Little has changed since. The NSA and the Obama administration have been questioned, and some answers were provided, but that's about it.
It seems like it is now more than ever up to the individuals to take care of their privacy. The good news is that there is some hope here: the use of encryption is on the rise, and privacy-friendly products are being released every fortnight. From instant-messaging apps to end-to-end encrypted email services and secured phone calls, these services are lowering the barrier to entry of a technology that is still reserved to tech-savvy people.
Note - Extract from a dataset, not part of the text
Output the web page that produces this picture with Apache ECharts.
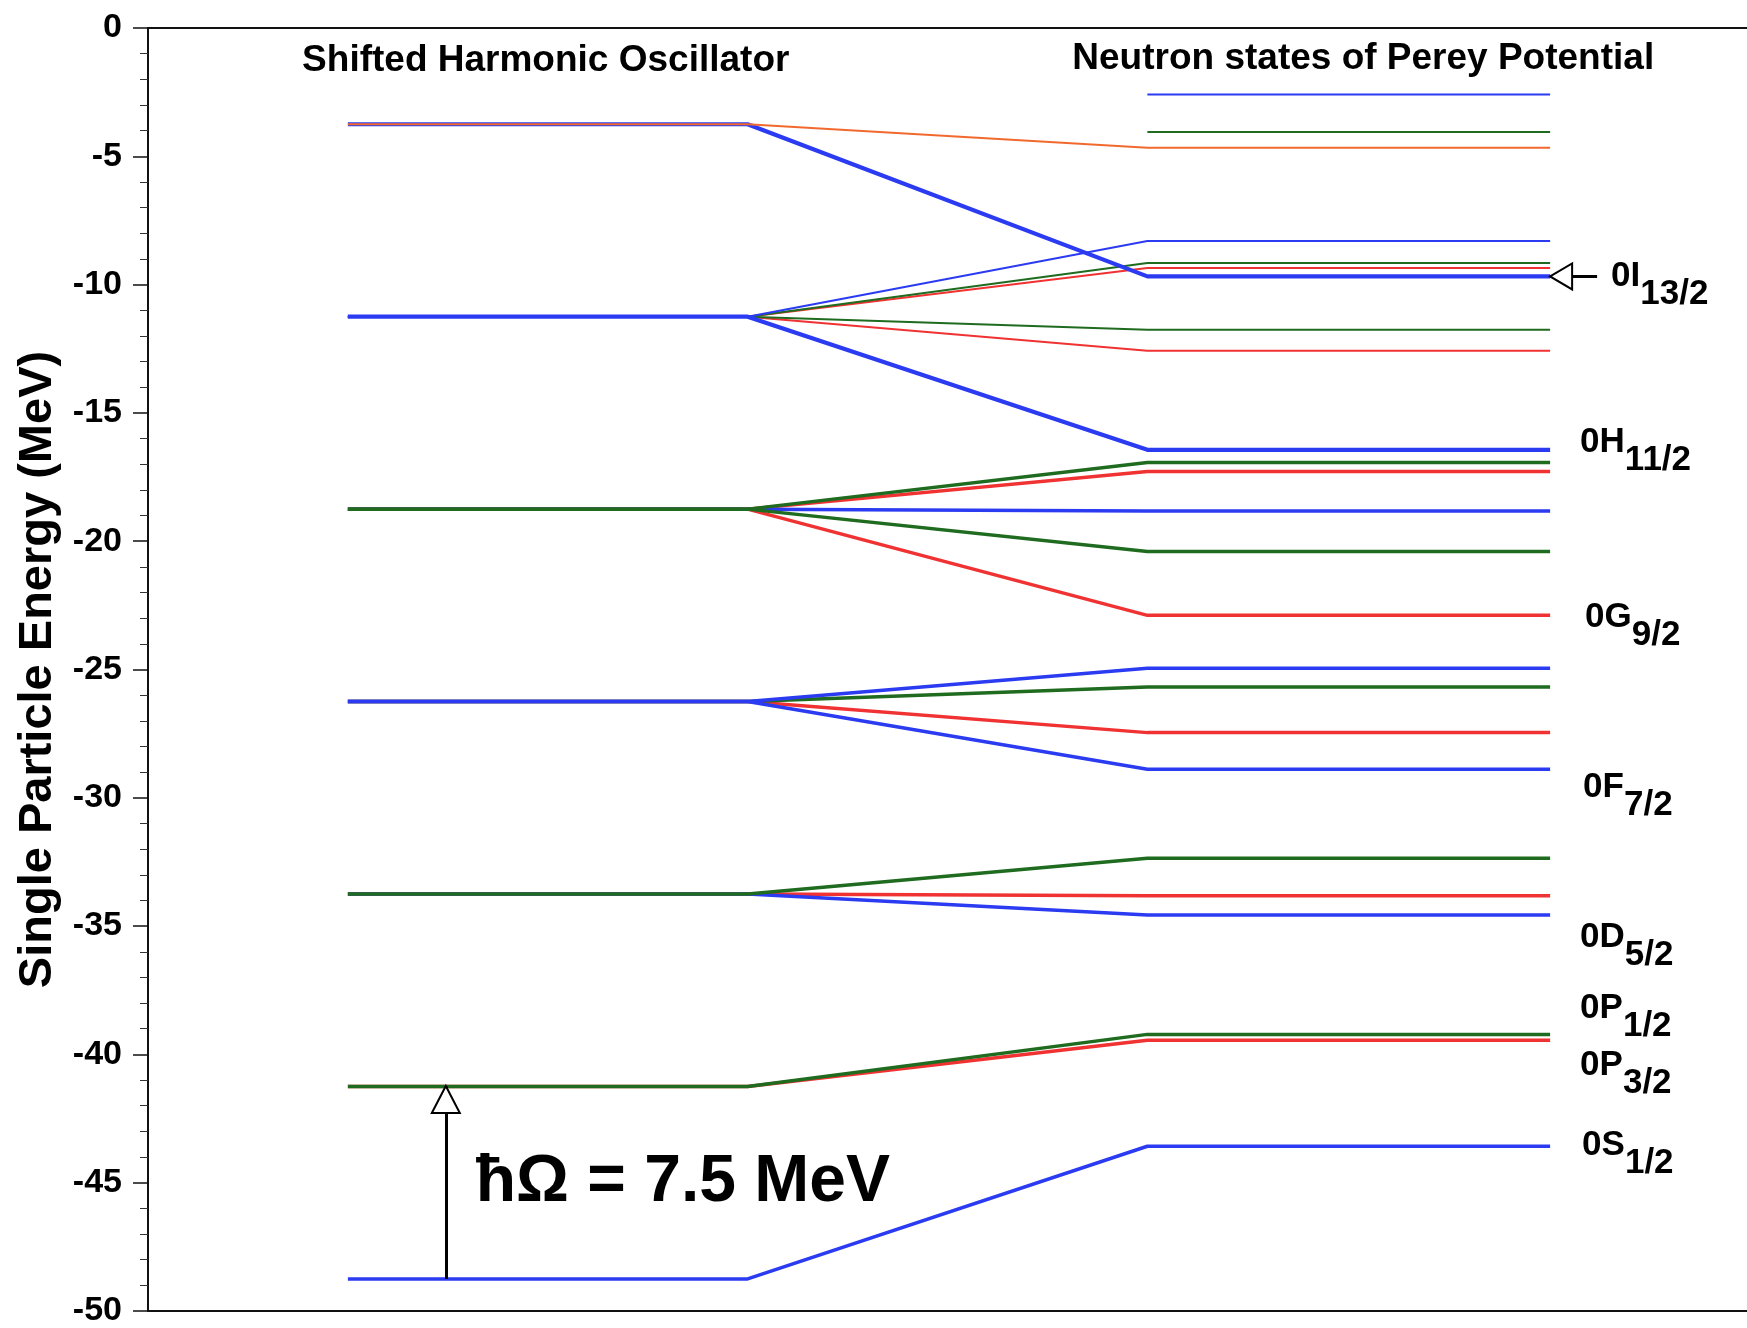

However, a lot can happen to these services and people who try their best to protect us. Recently, TrueCrypt, leader of the open-source data encryption "on-the-fly" was dropped by its developers, for unknown reasons. A year ago, Lavabit, an encrypted email service used, among others, by Snowden, was shut-down by its founder to protect its users from the US government. Telegram, a Whatsapp-killer encrypted instant-messaging app for iOS and Android, is said by some to be not secure at all.
Who are these hackers who dedicate their time to protecting us? Do they think citizens will be able to reclaim their right to privacy by themselves? Where is personal security going?
I will meet with software developers and civic hackers from this security community. I will ask them about their beliefs, their motivations, but also about what we citizens should fear and hope from technology in 2014, a year after the NSA scandal.
I will also do my best to bring back some images (yes, on film!) from the interviews. The fee I am asking includes travel costs to Switzerland, where several sources currently live.